Por muy seguros que estuvieran y por más tranquilidad, sincera o fingida, que mostraran ante las cámaras y los curiosos, nada hay más frágil que esta sutil red de cuidados y atenciones sobre la que nuestra sociedad se sostiene. Hay algo en la constitución de nuestra vida en común que, en determinadas y trascendentales ocasiones, nos obliga a preocuparnos por la vida de absolutos desconocidos. De hecho, si no estamos aquejados de algún desorden emocional, no parece haber otra alternativa que procurar su salvación.
Es evidente que podemos vivir, y en efecto vivimos, rodeados de dolores y muertes que nos son ajenos y que, en el fondo, ni siquiera son nada para nosotros, porque no sabemos de ellos. La línea que separa el bien del mal, como escribiera Solzhenitsyn, no transcurre por fronteras geográficas, sociales o ideológicas, sino por cada corazón humano. Y por eso cada hijo de vecino puede ser nuestro amigo o nuestra condena, y por eso también vivimos rodeados de miles de realidades y luchas que se despliegan fuera de nuestra vista y de nuestra sensibilidad. También nuestra realidad es extranjera para casi todos.
En Estados Unidos estrenaron hace poco una serie, Jury Duty, una especie de show de Truman judicial, en la que un desconocido es seleccionado como miembro de un jurado en el que todos –el jurado, el juez, la acusación y la defensa, la alguacil, los testigos– son actores. Este desconocido, Ronald Gladden, es un tipo normal, con gustos normales, estética normal, conversación normal. Y es un buen hombre que no duda en proteger, perdonar o liderar cuando la situación lo exige, con una envidiable brújula moral que nunca falla.

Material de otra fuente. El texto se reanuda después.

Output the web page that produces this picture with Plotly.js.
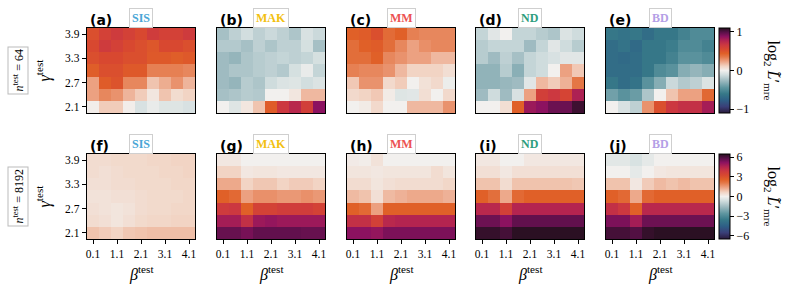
<!DOCTYPE html>
<html>
<head>
<meta charset="utf-8">
<script src="https://cdn.plot.ly/plotly-3.0.1.min.js"></script>
<style>
  html, body { margin: 0; padding: 0; background: #fff; }
  #chart { width: 794px; height: 287px; }
</style>
</head>
<body>
<div id="chart"></div>
<script>
// ---------------- data ----------------
const beta = [0.1, 0.6, 1.1, 1.6, 2.1, 2.6, 3.1, 3.6, 4.1];
const gamma = [3.9, 3.6, 3.3, 3.0, 2.7, 2.4, 2.1];
const betaTicks = [0.1, 1.1, 2.1, 3.1, 4.1];
const gammaTicks = [2.1, 2.7, 3.3, 3.9];
const methods = ["SIS", "MAK", "MM", "ND", "BD"];
const methodColors = ["#4aa6d6", "#f2c010", "#ec5252", "#2e9e7e", "#b49ee6"];
const panelLetters = ["(a)", "(b)", "(c)", "(d)", "(e)", "(f)", "(g)", "(h)", "(i)", "(j)"];
const nTest = ["64", "8192"];
const smallTicks = [-1, 0, 1];
const smallTickText = ["\u22121", "0", "1"];
const largeTicks = [-6, -3, 0, 3, 6];
const largeTickText = ["\u22126", "\u22123", "0", "3", "6"];

// n_test = 64 (rows: gamma 3.9 -> 2.1)
const sis64 = [
  [0.52,0.60,0.64,0.60,0.55,0.63,0.60,0.60,0.64],
  [0.55,0.64,0.60,0.55,0.52,0.48,0.55,0.55,0.52],
  [0.52,0.55,0.55,0.52,0.52,0.47,0.47,0.45,0.47],
  [0.45,0.52,0.52,0.47,0.47,0.33,0.33,0.33,0.31],
  [0.24,0.46,0.50,0.31,0.31,0.15,0.21,0.28,0.19],
  [0.24,0.31,0.28,0.19,0.13,0.04,0.15,0.08,0.11],
  [0.01,0.13,0.13,0.01,-0.09,-0.03,-0.07,-0.07,-0.09]
];
const mak64 = [
  [-0.24,-0.17,-0.11,-0.17,-0.13,-0.17,-0.22,-0.09,-0.13],
  [-0.20,-0.20,-0.24,-0.17,-0.22,-0.17,-0.17,-0.10,-0.24],
  [-0.26,-0.29,-0.22,-0.19,-0.17,-0.15,-0.17,-0.15,-0.10],
  [-0.26,-0.22,-0.22,-0.19,-0.17,-0.20,-0.10,-0.03,-0.15],
  [-0.26,-0.29,-0.19,-0.22,-0.12,-0.08,-0.07,-0.11,-0.08],
  [-0.24,-0.22,-0.19,-0.20,0.00,0.00,0.04,0.18,0.18],
  [0.00,-0.07,0.04,0.15,0.46,0.66,0.75,0.61,0.88]
];
const mm64 = [
  [0.44,0.46,0.52,0.40,0.44,0.33,0.31,0.31,0.31],
  [0.39,0.44,0.46,0.39,0.31,0.24,0.29,0.31,0.31],
  [0.39,0.39,0.44,0.31,0.28,0.24,0.24,0.18,0.18],
  [0.33,0.31,0.31,0.28,0.18,0.11,0.11,0.11,0.07],
  [0.14,0.28,0.28,0.09,0.13,0.00,0.06,0.09,-0.02],
  [0.09,0.11,0.14,0.02,-0.07,-0.06,0.07,0.00,0.09],
  [0.00,0.02,0.09,0.00,0.00,0.18,0.18,0.18,0.28]
];
const nd64 = [
  [-0.15,-0.06,0.00,-0.15,-0.15,-0.19,-0.22,-0.08,-0.12],
  [-0.19,-0.15,-0.15,-0.15,-0.26,-0.15,-0.06,-0.12,-0.19],
  [-0.19,-0.26,-0.17,-0.24,-0.15,-0.12,-0.09,-0.06,-0.06],
  [-0.30,-0.30,-0.19,-0.32,-0.15,-0.12,0.00,0.24,0.14],
  [-0.30,-0.30,-0.28,-0.26,-0.06,0.18,0.13,0.20,0.36],
  [-0.26,-0.12,-0.26,-0.09,0.24,0.61,0.66,0.58,0.79],
  [0.00,0.00,0.07,0.44,0.84,0.88,0.95,0.95,1.05]
];
const bd64 = [
  [-0.61,-0.64,-0.61,-0.68,-0.61,-0.61,-0.55,-0.50,-0.50],
  [-0.68,-0.64,-0.70,-0.61,-0.61,-0.58,-0.50,-0.50,-0.55],
  [-0.68,-0.70,-0.68,-0.61,-0.61,-0.55,-0.46,-0.46,-0.50],
  [-0.68,-0.68,-0.68,-0.61,-0.50,-0.46,-0.33,-0.29,-0.33],
  [-0.61,-0.68,-0.64,-0.46,-0.33,-0.13,-0.20,-0.17,-0.08],
  [-0.39,-0.46,-0.41,-0.22,0.00,0.15,0.24,0.24,0.41],
  [0.00,-0.09,-0.17,0.28,0.52,0.66,0.70,0.70,0.81]
];
// n_test = 8192
const sis8192 = [
  [0.46,0.46,0.52,0.52,0.52,0.59,0.59,0.65,0.65],
  [0.46,0.39,0.46,0.52,0.52,0.52,0.59,0.59,0.65],
  [0.39,0.39,0.46,0.46,0.52,0.52,0.52,0.59,0.59],
  [0.33,0.33,0.39,0.39,0.46,0.52,0.52,0.52,0.59],
  [0.39,0.33,0.26,0.33,0.46,0.52,0.52,0.59,0.59],
  [0.46,0.39,0.26,0.39,0.52,0.59,0.59,0.65,0.65],
  [0.91,0.78,0.65,0.85,0.91,0.98,0.98,0.98,0.98]
];
const mak8192 = [
  [0.20,0.20,0.00,0.00,0.00,0.00,0.00,0.00,0.00],
  [0.65,0.65,0.20,0.26,0.26,0.20,0.20,0.20,0.20],
  [1.30,1.30,0.65,0.85,0.85,0.65,0.78,0.78,0.65],
  [2.60,2.40,1.43,1.69,1.69,1.56,1.56,1.69,1.56],
  [3.77,3.90,2.60,3.51,3.51,3.70,3.70,3.70,3.51],
  [4.81,4.81,4.16,4.94,5.07,4.94,4.94,4.94,4.94],
  [5.66,5.66,5.46,5.72,5.72,5.72,5.72,5.66,5.66]
];
const mm8192 = [
  [0.13,0.07,0.33,0.00,0.00,0.00,0.00,0.00,0.00],
  [0.26,0.26,0.20,0.26,0.26,0.26,0.26,0.46,0.26],
  [0.46,0.46,0.26,0.39,0.46,0.46,0.46,0.46,0.59],
  [1.04,0.91,0.39,1.04,1.17,1.30,1.30,1.30,1.17],
  [2.60,2.40,1.43,2.60,2.60,2.60,2.60,2.60,2.60],
  [4.16,4.16,3.58,4.42,4.55,4.55,4.55,4.55,4.55],
  [5.20,5.20,5.07,5.40,5.40,5.40,5.40,5.40,5.40]
];
const nd8192 = [
  [0.20,0.20,0.00,0.00,0.20,0.20,0.20,0.20,0.20],
  [0.39,0.39,0.20,0.39,0.39,0.39,0.39,0.39,0.39],
  [0.91,0.91,0.46,0.91,0.91,0.91,0.91,0.91,0.85],
  [2.60,2.28,1.30,2.40,2.60,2.60,2.60,2.60,2.60],
  [4.42,4.42,3.58,4.55,4.55,4.55,4.55,4.55,4.55],
  [5.59,5.59,5.20,5.72,5.72,5.72,5.72,5.72,5.72],
  [6.30,6.30,6.10,6.43,6.43,6.43,6.43,6.43,6.43]
];
const bd8192 = [
  [-0.33,-0.33,-0.52,-0.26,0.00,0.00,0.00,0.00,0.00],
  [0.00,0.00,-0.26,0.00,0.20,0.26,0.26,0.26,0.26],
  [0.91,0.91,0.20,0.78,1.04,0.91,1.04,0.91,0.91],
  [2.60,2.40,1.30,2.40,2.60,2.60,2.60,2.60,2.60],
  [4.16,3.90,2.60,4.42,4.42,4.42,4.42,4.42,4.42],
  [5.40,5.40,4.81,5.59,5.59,5.59,5.59,5.59,5.59],
  [6.10,6.10,5.92,6.30,6.43,6.43,6.43,6.43,6.43]
];

const panels = [sis64, mak64, mm64, nd64, bd64, sis8192, mak8192, mm8192, nd8192, bd8192];

// ---------------- style ----------------
const W = 794, H = 287;
const colX = [87, 217, 347, 476, 606];
const panelW = 108;
const rowY = [28, 154];
const panelH = 85;
const cbX = 719;

const stops = [
  [-1.00, "#2a1a3c"], [-0.85, "#3a3f78"], [-0.70, "#2e5f86"], [-0.55, "#367888"],
  [-0.40, "#5f96a0"], [-0.25, "#9ab8be"], [-0.10, "#d2dedf"], [0.00, "#f2f0ee"],
  [0.10, "#f2d4c4"], [0.22, "#eca080"], [0.32, "#e47848"], [0.40, "#e06028"],
  [0.50, "#d84830"], [0.60, "#cc3840"], [0.70, "#b42450"], [0.80, "#8c1260"],
  [0.90, "#581048"], [1.00, "#26101e"]
];
const colorscale = stops.map(s => [(s[0] + 1) / 2, s[1]]);

const serif = "Liberation Serif, Times New Roman, serif";
const px2x = p => p / W;
const px2y = p => 1 - p / H;

const data = [];
const layout = {
  width: W, height: H,
  margin: {l: 0, r: 0, t: 0, b: 0},
  paper_bgcolor: "#ffffff",
  plot_bgcolor: "#ffffff",
  showlegend: false,
  annotations: [],
  font: {family: serif, size: 11, color: "#000"}
};

function cbar(r) {
  const yc = px2y(rowY[r] + panelH / 2);
  return {
    x: px2x(cbX), xanchor: "left", xref: "paper",
    y: yc, yanchor: "middle", yref: "paper",
    len: panelH / H, lenmode: "fraction",
    thickness: 11, thicknessmode: "pixels",
    xpad: 0, ypad: 0,
    outlinewidth: 1, outlinecolor: "#000",
    ticks: "outside", ticklen: 4, tickwidth: 1, tickcolor: "#000",
    tickvals: r === 0 ? smallTicks : largeTicks,
    ticktext: r === 0 ? smallTickText : largeTickText,
    tickfont: {family: serif, size: 12, color: "#000"}
  };
}
layout.coloraxis = {cmin: -1.1, cmax: 1.1, colorscale: colorscale, colorbar: cbar(0)};
layout.coloraxis2 = {cmin: -6.5, cmax: 6.5, colorscale: colorscale, colorbar: cbar(1)};

panels.forEach((z, k) => {
  const r = Math.floor(k / 5), c = k % 5;
  const ax = k === 0 ? "" : String(k + 1);
  data.push({
    type: "heatmap", x: beta, y: gamma, z: z,
    xaxis: "x" + ax, yaxis: "y" + ax,
    coloraxis: r === 0 ? "coloraxis" : "coloraxis2",
    hoverinfo: "skip"
  });
  layout["xaxis" + ax] = {
    domain: [px2x(colX[c]), px2x(colX[c] + panelW)],
    anchor: "y" + ax,
    range: [-0.15, 4.35], fixedrange: true,
    showline: true, mirror: true, linecolor: "#000", linewidth: 1.3,
    showgrid: false, zeroline: false,
    tickvals: betaTicks, ticktext: betaTicks.map(v => v.toFixed(1)),
    ticks: r === 1 ? "outside" : "", ticklen: 4, tickwidth: 1, tickcolor: "#000",
    showticklabels: r === 1,
    tickfont: {family: serif, size: 11.5, color: "#000"}
  };
  layout["yaxis" + ax] = {
    domain: [px2y(rowY[r] + panelH), px2y(rowY[r])],
    anchor: "x" + ax,
    range: [1.95, 4.05], fixedrange: true,
    showline: true, mirror: true, linecolor: "#000", linewidth: 1.3,
    showgrid: false, zeroline: false,
    tickvals: gammaTicks, ticktext: gammaTicks.map(v => v.toFixed(1)),
    ticks: c === 0 ? "outside" : "", ticklen: 4, tickwidth: 1, tickcolor: "#000",
    showticklabels: c === 0,
    tickfont: {family: serif, size: 11.5, color: "#000"}
  };
  // panel letter
  layout.annotations.push({
    xref: "paper", yref: "paper",
    x: px2x(colX[c] + 0.5), y: px2y(rowY[r] - 8),
    xanchor: "left", yanchor: "middle", showarrow: false,
    text: "<b>" + panelLetters[k] + "</b>",
    font: {family: "DejaVu Sans, sans-serif", size: 14, color: "#000"}
  });
  // method label box
  layout.annotations.push({
    xref: "paper", yref: "paper",
    x: px2x(colX[c] + panelW / 2), y: px2y(rowY[r] - 10.5),
    xanchor: "center", yanchor: "middle", showarrow: false,
    text: "<b>" + methods[c] + "</b>",
    font: {family: serif, size: 12, color: methodColors[c]},
    bgcolor: "#ffffff", bordercolor: "#cfcfcf", borderwidth: 1, borderpad: 2
  });
  if (r === 1) {
    layout.annotations.push({
      xref: "paper", yref: "paper",
      x: px2x(colX[c] + panelW / 2), y: px2y(273),
      xanchor: "center", yanchor: "middle", showarrow: false,
      text: "<i>β</i><sup>test</sup>",
      font: {family: serif, size: 16, color: "#000"}
    });
  }
});

for (let r = 0; r < 2; r++) {
  const yc = px2y(rowY[r] + panelH / 2);
  layout.annotations.push({
    xref: "paper", yref: "paper", x: px2x(44), y: yc,
    xanchor: "center", yanchor: "middle", showarrow: false, textangle: -90,
    text: "<i>γ</i><sup>test</sup>",
    font: {family: serif, size: 16, color: "#000"}
  });
  layout.annotations.push({
    xref: "paper", yref: "paper", x: px2x(18), y: yc,
    xanchor: "center", yanchor: "middle", showarrow: false, textangle: -90,
    text: "<i>n</i><sup>test</sup> = " + nTest[r],
    font: {family: serif, size: 12, color: "#000"},
    bgcolor: "#ffffff", bordercolor: "#bbbbbb", borderwidth: 1, borderpad: 2
  });
  layout.annotations.push({
    xref: "paper", yref: "paper", x: px2x(772), y: yc,
    xanchor: "center", yanchor: "middle", showarrow: false, textangle: 90,
    text: "log<sub>2</sub> <i>L\u0303</i>\u2032<sub>mre</sub>",
    font: {family: serif, size: 16, color: "#000"}
  });
}

Plotly.newPlot("chart", data, layout, {staticPlot: true, displayModeBar: false});
</script>
</body>
</html>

Esta suerte de James Stewart acaba siendo el protagonista de un juicio paralelo, el experimento sociológico al que lo ha sometido el equipo del programa, y sus actos, que él no era consciente de que nadie estuviera registrando, hablan por él mejor que cualquier prueba. Todo lo que hizo lo hizo porque debía hacerlo. Igual que todos nosotros mantenemos las puertas del ascensor abiertas para que entre un desconocido, o avisamos a un desconocido de que se ha dejado el abrigo en la silla, o le preguntamos a un desconocido cómo se llama su perro, e intercambiamos unas palabras amables antes de no volver a vernos. Porque es lo que sabemos hacer.